What you need to do
Word for word, transcribe the lines below and drop the pictures.

○ ○ ○ ○

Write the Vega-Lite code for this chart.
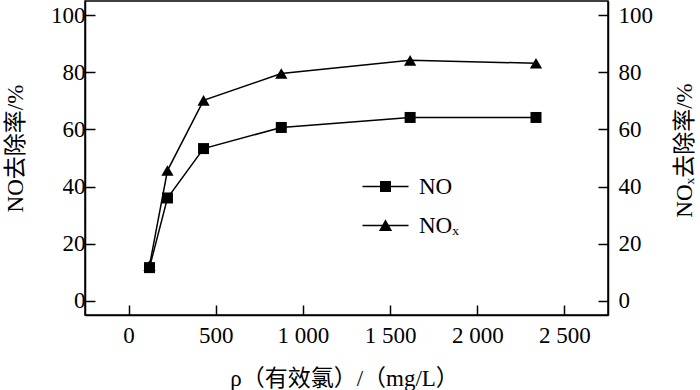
{
  "$schema": "https://vega.github.io/schema/vega-lite/v6.json",
  "width": 523,
  "height": 314,
  "autosize": {"type": "none"},
  "padding": {"left": 85, "top": 1, "right": 92, "bottom": 75},
  "background": "white",
  "config": {
    "font": "Liberation Serif",
    "view": {"stroke": "black", "strokeWidth": 1.5},
    "axis": {
      "grid": false,
      "domainColor": "black",
      "domainWidth": 1.5,
      "tickColor": "black",
      "tickWidth": 1.5,
      "tickSize": -10,
      "labelFont": "Liberation Serif",
      "labelFontSize": 23,
      "labelColor": "black",
      "titleFont": "Liberation Serif, Noto Sans CJK SC",
      "titleFontSize": 23,
      "titleFontWeight": "normal",
      "titleColor": "black",
      "titleBaseline": "middle",
      "titleAlign": "center"
    }
  },
  "data": {
    "values": [
      {"x": 120, "y": 11.6, "series": "NO"},
      {"x": 223, "y": 36.0, "series": "NO"},
      {"x": 430, "y": 53.3, "series": "NO"},
      {"x": 876, "y": 60.7, "series": "NO"},
      {"x": 1615, "y": 64.2, "series": "NO"},
      {"x": 2337, "y": 64.2, "series": "NO"},
      {"x": 120, "y": 12.3, "series": "NOₓ"},
      {"x": 223, "y": 45.6, "series": "NOₓ"},
      {"x": 430, "y": 70.2, "series": "NOₓ"},
      {"x": 876, "y": 79.6, "series": "NOₓ"},
      {"x": 1615, "y": 84.2, "series": "NOₓ"},
      {"x": 2337, "y": 83.2, "series": "NOₓ"}
    ]
  },
  "encoding": {
    "x": {
      "field": "x",
      "type": "quantitative",
      "scale": {"domain": [-250, 2750], "nice": false, "zero": false},
      "axis": {
        "values": [0, 500, 1000, 1500, 2000, 2500],
        "labelExpr": "replace(format(datum.value, ','), ',', ' ')",
        "title": "ρ（有效氯）/（mg/L）",
        "labelPadding": 19,
        "titleX": 259,
        "titleY": 63
      }
    }
  },
  "layer": [
    {
      "encoding": {
        "y": {
          "field": "y",
          "type": "quantitative",
          "scale": {"domain": [-5, 105], "nice": false},
          "axis": {
            "values": [0, 20, 40, 60, 80, 100],
            "title": "NO去除率/%",
            "labelPadding": 10,
            "titleAngle": -90,
            "titleX": -70,
            "titleY": 147
          }
        }
      },
      "layer": [
        {
          "mark": {"type": "line", "color": "black", "strokeWidth": 1.5},
          "encoding": {"detail": {"field": "series"}}
        },
        {
          "mark": {"type": "point", "filled": true, "color": "black", "opacity": 1},
          "encoding": {
            "shape": {
              "field": "series",
              "type": "nominal",
              "scale": {"domain": ["NO", "NOₓ"], "range": ["square", "triangle-up"]},
              "legend": null
            },
            "size": {
              "field": "series",
              "type": "nominal",
              "scale": {"domain": ["NO", "NOₓ"], "range": [121, 150]},
              "legend": null
            }
          }
        }
      ]
    },
    {
      "mark": {"type": "point", "filled": true, "color": "black", "opacity": 0, "size": 400},
      "encoding": {
        "y": {
          "field": "y",
          "type": "quantitative",
          "scale": {"domain": [-5, 105], "nice": false},
          "axis": {
            "orient": "right",
            "values": [0, 20, 40, 60, 80, 100],
            "title": "NOₓ去除率/%",
            "titleAngle": -90,
            "labelPadding": 20,
            "titleX": 76,
            "titleY": 149
          }
        },
        "shape": {
          "field": "series",
          "type": "nominal",
          "scale": {
            "domain": ["NO", "NOₓ"],
            "range": [
              "M-2.3,-0.075H2.3V0.075H-2.3ZM-0.55,-0.55H0.55V0.55H-0.55Z",
              "M-2.3,-0.075H2.3V0.075H-2.3ZM0,-0.62L0.66,0.55H-0.66Z"
            ]
          },
          "legend": {
            "title": null,
            "orient": "none",
            "legendX": 289,
            "legendY": 174,
            "padding": 0,
            "symbolSize": 400,
            "symbolOpacity": 1,
            "symbolFillColor": "black",
            "symbolStrokeColor": "black",
            "symbolStrokeWidth": 0,
            "labelFont": "Liberation Serif",
            "labelFontSize": 23,
            "labelColor": "black",
            "labelOffset": 22,
            "rowPadding": 15,
            "encode": {
              "symbols": {
                "update": {
                  "fill": {"value": "black"},
                  "opacity": {"value": 1}
                }
              }
            }
          }
        }
      }
    }
  ],
  "resolve": {"scale": {"y": "independent", "shape": "independent", "size": "independent"}}
}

○ ○ ○ ○

Final result
Write the Vega-Lite code for this chart.
{
  "$schema": "https://vega.github.io/schema/vega-lite/v6.json",
  "width": 523,
  "height": 314,
  "autosize": {"type": "none"},
  "padding": {"left": 85, "top": 1, "right": 92, "bottom": 75},
  "background": "white",
  "config": {
    "font": "Liberation Serif",
    "view": {"stroke": "black", "strokeWidth": 1.5},
    "axis": {
      "grid": false,
      "domainColor": "black",
      "domainWidth": 1.5,
      "tickColor": "black",
      "tickWidth": 1.5,
      "tickSize": -10,
      "labelFont": "Liberation Serif",
      "labelFontSize": 23,
      "labelColor": "black",
      "titleFont": "Liberation Serif, Noto Sans CJK SC",
      "titleFontSize": 23,
      "titleFontWeight": "normal",
      "titleColor": "black",
      "titleBaseline": "middle",
      "titleAlign": "center"
    }
  },
  "data": {
    "values": [
      {"x": 120, "y": 11.6, "series": "NO"},
      {"x": 223, "y": 36.0, "series": "NO"},
      {"x": 430, "y": 53.3, "series": "NO"},
      {"x": 876, "y": 60.7, "series": "NO"},
      {"x": 1615, "y": 64.2, "series": "NO"},
      {"x": 2337, "y": 64.2, "series": "NO"},
      {"x": 120, "y": 12.3, "series": "NOₓ"},
      {"x": 223, "y": 45.6, "series": "NOₓ"},
      {"x": 430, "y": 70.2, "series": "NOₓ"},
      {"x": 876, "y": 79.6, "series": "NOₓ"},
      {"x": 1615, "y": 84.2, "series": "NOₓ"},
      {"x": 2337, "y": 83.2, "series": "NOₓ"}
    ]
  },
  "encoding": {
    "x": {
      "field": "x",
      "type": "quantitative",
      "scale": {"domain": [-250, 2750], "nice": false, "zero": false},
      "axis": {
        "values": [0, 500, 1000, 1500, 2000, 2500],
        "labelExpr": "replace(format(datum.value, ','), ',', ' ')",
        "title": "ρ（有效氯）/（mg/L）",
        "labelPadding": 19,
        "titleX": 259,
        "titleY": 63
      }
    }
  },
  "layer": [
    {
      "encoding": {
        "y": {
          "field": "y",
          "type": "quantitative",
          "scale": {"domain": [-5, 105], "nice": false},
          "axis": {
            "values": [0, 20, 40, 60, 80, 100],
            "title": "NO去除率/%",
            "labelPadding": 10,
            "titleAngle": -90,
            "titleX": -70,
            "titleY": 147
          }
        }
      },
      "layer": [
        {
          "mark": {"type": "line", "color": "black", "strokeWidth": 1.5},
          "encoding": {"detail": {"field": "series"}}
        },
        {
          "mark": {"type": "point", "filled": true, "color": "black", "opacity": 1},
          "encoding": {
            "shape": {
              "field": "series",
              "type": "nominal",
              "scale": {"domain": ["NO", "NOₓ"], "range": ["square", "triangle-up"]},
              "legend": null
            },
            "size": {
              "field": "series",
              "type": "nominal",
              "scale": {"domain": ["NO", "NOₓ"], "range": [121, 150]},
              "legend": null
            }
          }
        }
      ]
    },
    {
      "mark": {"type": "point", "filled": true, "color": "black", "opacity": 0, "size": 400},
      "encoding": {
        "y": {
          "field": "y",
          "type": "quantitative",
          "scale": {"domain": [-5, 105], "nice": false},
          "axis": {
            "orient": "right",
            "values": [0, 20, 40, 60, 80, 100],
            "title": "NOₓ去除率/%",
            "titleAngle": -90,
            "labelPadding": 20,
            "titleX": 76,
            "titleY": 149
          }
        },
        "shape": {
          "field": "series",
          "type": "nominal",
          "scale": {
            "domain": ["NO", "NOₓ"],
            "range": [
              "M-2.3,-0.075H2.3V0.075H-2.3ZM-0.55,-0.55H0.55V0.55H-0.55Z",
              "M-2.3,-0.075H2.3V0.075H-2.3ZM0,-0.62L0.66,0.55H-0.66Z"
            ]
          },
          "legend": {
            "title": null,
            "orient": "none",
            "legendX": 289,
            "legendY": 174,
            "padding": 0,
            "symbolSize": 400,
            "symbolOpacity": 1,
            "symbolFillColor": "black",
            "symbolStrokeColor": "black",
            "symbolStrokeWidth": 0,
            "labelFont": "Liberation Serif",
            "labelFontSize": 23,
            "labelColor": "black",
            "labelOffset": 22,
            "rowPadding": 15,
            "encode": {
              "symbols": {
                "update": {
                  "fill": {"value": "black"},
                  "opacity": {"value": 1}
                }
              }
            }
          }
        }
      }
    }
  ],
  "resolve": {"scale": {"y": "independent", "shape": "independent", "size": "independent"}}
}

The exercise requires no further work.